City of Hoquiam v. Moe

Holcomb, J.

Appellants seek to reverse an order of the superior court confirming the assessment roll made by a board of eminent domain commissioners, assessing the cost of a public improvement levied upon a public improvement district in the city of Hoquiam for opening an alley through block 49, in the city of Hoquiam. A plat of the block, showing the location of the alley in the block, the assessment district, and the amount of the assessment placed upon each lot in the district, is herewith shown:

*100

The appellants- are the owners of the northwesterly one hundred feet of lot 3 in the block, shown on the plat as shaded *101in order to distinguish it from the other lots.

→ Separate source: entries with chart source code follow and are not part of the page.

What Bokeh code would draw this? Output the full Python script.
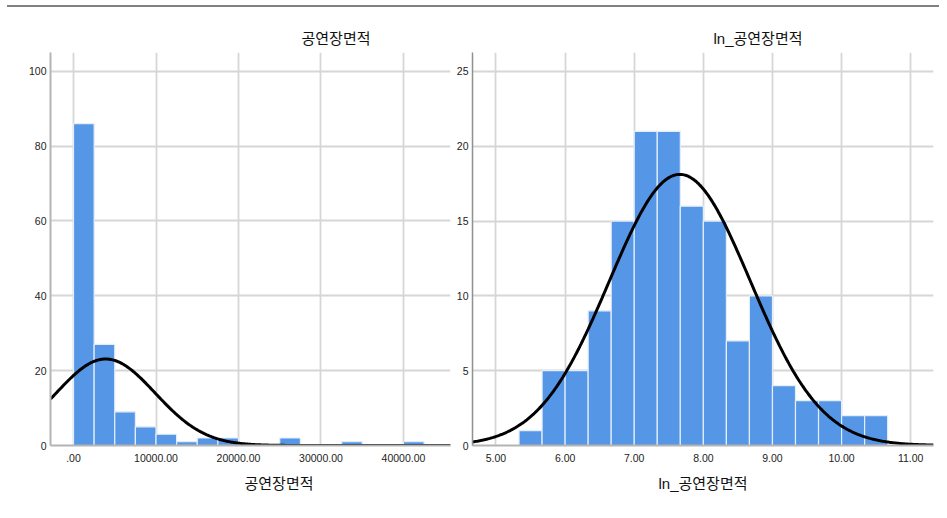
import numpy as np
from bokeh.plotting import figure
from bokeh.models import FixedTicker, Title, Div, Range1d
from bokeh.layouts import row, column
from bokeh.embed import file_html
from bokeh.resources import INLINE

# ---------------- data ----------------
# left: 공연장면적 histogram (bin width 2500, starting at 0)
raw_bin_start = 0.0
raw_bin_width = 2500.0
raw_counts = [86, 27, 9, 5, 3, 1, 2, 2, 0, 0, 2, 0, 0, 1, 0, 0, 1]
raw_mean = 3900.0
raw_sd = 6000.0
raw_xticks = [0, 10000, 20000, 30000, 40000]
raw_xtick_labels = [".00", "10000.00", "20000.00", "30000.00", "40000.00"]
raw_yticks = [0, 20, 40, 60, 80, 100]

# right: ln_공연장면적 histogram (bin width 1/3)
ln_bin_start = 16.0 / 3.0
ln_bin_width = 1.0 / 3.0
ln_counts = [1, 5, 5, 9, 15, 21, 21, 16, 15, 7, 10, 4, 3, 3, 2, 2]
ln_mean = 7.66
ln_sd = 1.02
ln_xticks = [5, 6, 7, 8, 9, 10, 11]
ln_xtick_labels = ["5.00", "6.00", "7.00", "8.00", "9.00", "10.00", "11.00"]
ln_yticks = [0, 5, 10, 15, 20, 25]

N = sum(ln_counts)

TITLE_FONT = "'Liberation Sans', 'Noto Sans CJK KR'"
TICK_FONT = "'Liberation Sans'"
BAR = "#5596e6"
GRID = "#d6d6d6"


def make_panel(counts, start, bw, mean, sd, xr, yr, xticks, xlabels, yticks,
               title, title_off, xlabel, xlabel_off, width, bl, br, ycolor):
    p = figure(width=width, height=498, output_backend="svg", toolbar_location=None,
               x_range=Range1d(*xr), y_range=Range1d(*yr),
               min_border_left=bl, min_border_right=br,
               min_border_top=40, min_border_bottom=65)
    p.outline_line_color = None
    p.background_fill_color = "white"
    p.border_fill_color = "white"

    lefts = [start + i * bw for i in range(len(counts))]
    rights = [l + bw for l in lefts]
    p.quad(left=lefts, right=rights, top=counts, bottom=0,
           fill_color=BAR, line_color="#e4eefa", line_width=1.2)

    xs = np.linspace(xr[0], xr[1], 400)
    ys = N * bw * np.exp(-0.5 * ((xs - mean) / sd) ** 2) / (sd * np.sqrt(2 * np.pi))
    p.line(xs, ys, line_color="black", line_width=3)

    p.xaxis.ticker = FixedTicker(ticks=xticks)
    p.xaxis.major_label_overrides = {t: l for t, l in zip(xticks, xlabels)}
    p.yaxis.ticker = FixedTicker(ticks=yticks)
    for ax in (p.xaxis[0], p.yaxis[0]):
        ax.major_tick_line_color = None
        ax.minor_tick_line_color = None
        ax.major_tick_out = 0
        ax.major_tick_in = 0
        ax.minor_tick_out = 0
        ax.minor_tick_in = 0
        ax.major_label_text_font = TICK_FONT
        ax.major_label_text_font_size = "10.5px"
        ax.major_label_text_color = "#222222"
    p.xaxis.major_label_standoff = 8
    p.yaxis.major_label_standoff = 4
    p.xaxis.axis_line_color = "#b4b4b4"
    p.xaxis.axis_line_width = 2
    p.yaxis.axis_line_color = ycolor
    p.yaxis.axis_line_width = 1.5 if ycolor != "#b4b4b4" else 2

    p.xgrid.grid_line_color = GRID
    p.ygrid.grid_line_color = GRID
    p.xgrid.grid_line_width = 1.8
    p.ygrid.grid_line_width = 1.8

    p.add_layout(Title(text=title, align="left", offset=title_off,
                       text_font=TITLE_FONT, text_font_size="15px",
                       text_font_style="normal", text_color="#111111", standoff=11), "above")
    p.add_layout(Title(text=xlabel, align="left", offset=xlabel_off,
                       text_font=TITLE_FONT, text_font_size="15px",
                       text_font_style="normal", text_color="#111111", standoff=16), "below")
    return p


p1 = make_panel(raw_counts, raw_bin_start, raw_bin_width, raw_mean, raw_sd,
                (-2790, 45700), (0, 105), raw_xticks, raw_xtick_labels, raw_yticks,
                "공연장면적", 251, "공연장면적", 194, 452, 50, 2, "#b4b4b4")
p2 = make_panel(ln_counts, ln_bin_start, ln_bin_width, ln_mean, ln_sd,
                (4.66, 11.33), (0, 26.27), ln_xticks, ln_xtick_labels, ln_yticks,
                "ln_공연장면적", 241, "ln_공연장면적", 186, 487, 20, 6, "#909090")

top_line = Div(text="", width=932, height=2, margin=(5, 0, 5, 7),
               styles={"background-color": "#808080"})

layout = column(top_line, row(p1, p2))
open("out.html", "w").write(file_html(layout, INLINE))
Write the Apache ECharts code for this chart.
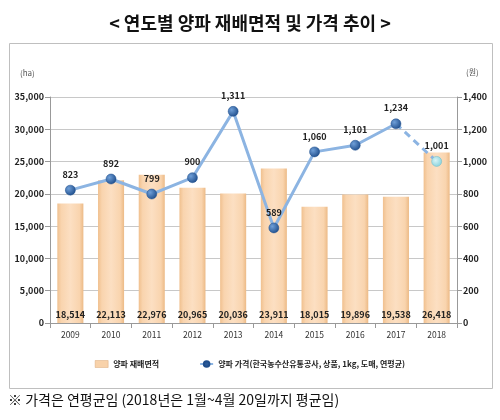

It will be seen that lots 1, 4, and 12 of the block are omitted from the improvement district. This improvement was ordered in 1912, by an ordinance of the city which established an alley ten feet in width in L-shape through this block, provided for the condemnation of the necessary ground, and established the assessment district to pay the cost of the alley upon the property in the block benefited thereby, and also provided that the city should not be liable for any of the costs.

Condemnation proceedings were had and, after a trial by jury, a verdict was rendered for the damage to each lot, and appellants were awarded $485 for the land taken from their lots. The jury found no damages to the remaining land owned by them. Judgment was entered upon this verdict, and it was provided that the owners of the abutting lots 2 and 3 might, when the alley was constructed, arcade the alley fifty feet back from the street and twelve feet in height above the surface of the alley. This provision was not made obligatory, but optional to the owners.

Appellants objected to the confirmation of the assessment roll returned by the eminent domain commissioners upon the grounds, and they now contend, that: (1) The eminent domain commissioners, in making the assessment upon appellants’ lot, acted arbitrarily, fraudulently, and on a fundamentally wrong basis; (2) that the assessment is in excess of the benefits and inequitable; (3) that the board of eminent domain commissioners considered lot 4 benefited, which was not included in the assessment district, and added the benefit Avhich they believed lot 4 received from the alley to lot 3 belonging to appellants, which was included in the improvement district.

The principal argument of appellants is made upon the supposition that the eminent domain commissioners considered some supposed benefits to lot 4, which is also owned by appellants, as accruing to them from the establishment of the alley, in assessing the benefits upon lot 3 which abuts *102upon the alley. If this were true, then the assessment was made upon a fundamentally wrong basis. It is shown that the appellants used their property transversely to the manner in which it is platted, and that they sold a portion of both lots 3 and 4, being the southeasterly fifty feet of both lots fronting on the street and on the newly established alley, in that manner; but there is not a word of testimony that the eminent domain commissioners, in assessing the benefits that would accrue to lot 3, considered any benefits that might accrue secondarily to lot 4 belonging to appellants.

The only evidence there is upon that subject is the assessment roll of the commissioners and their oath attached thereto, wherein they say that “the property described in the roll is so assessed that each piece of property shall bear its relative equitable proportion of the full amount' of the cost and expense of the improvement herein contemplated, and the assessment set forth apportions and assesses the amounts therein which are found to be a benefit to the property upon the several lots, tracts and parcels of land in the proportion in which they will, be severally benefited by such improvement.” This conforms strictly to the statute relating to such special assessments and, if actually so assessed, the assessments cannot be disturbed.

Appellants (the husbands) and two other witnesses testify concerning the assessment, and none of them testify that the commissioners, in assessing the benefits to lot 3, took into consideration the supposed benefits to lot 4, nor does any other witness; and none of these witnesses testify that, in formulating their own opinions as to the amount of benefits accruing or not accruing to lot 3, they took into consideration the amount that the other lots in the district would be benefited, or attempted in any way to compute the just assessments over the whole of the district according to the benefits received. In brief, their testimony is merely opinionative and not so well informed and considered as to be convincing.

It will be observed that appellants’ lot, with a frontage of *103one hundred feet upon the alley, is assessed at $785, and the same amount of land owned by three parties on the other side of the alley was assessed $966.04, which tends to show that the commissioners in assessing the benefits were attempting in good faith to assess them with due regard to the benefits actually conferred, and tends to disprove that the property of appellants was assessed in excess of the benefits and inequitably, and that the board considered any supposed benefits to lot 4 in assessing appellants’ lot 3, or proceeded upon a fundamentally wrong basis.

There is no just inference that can be derived from the testimony in the record which sustains the contentions of the appellants. Judgment affirmed.

Ellis, C. J., Mount, and Parker, JJ., concur.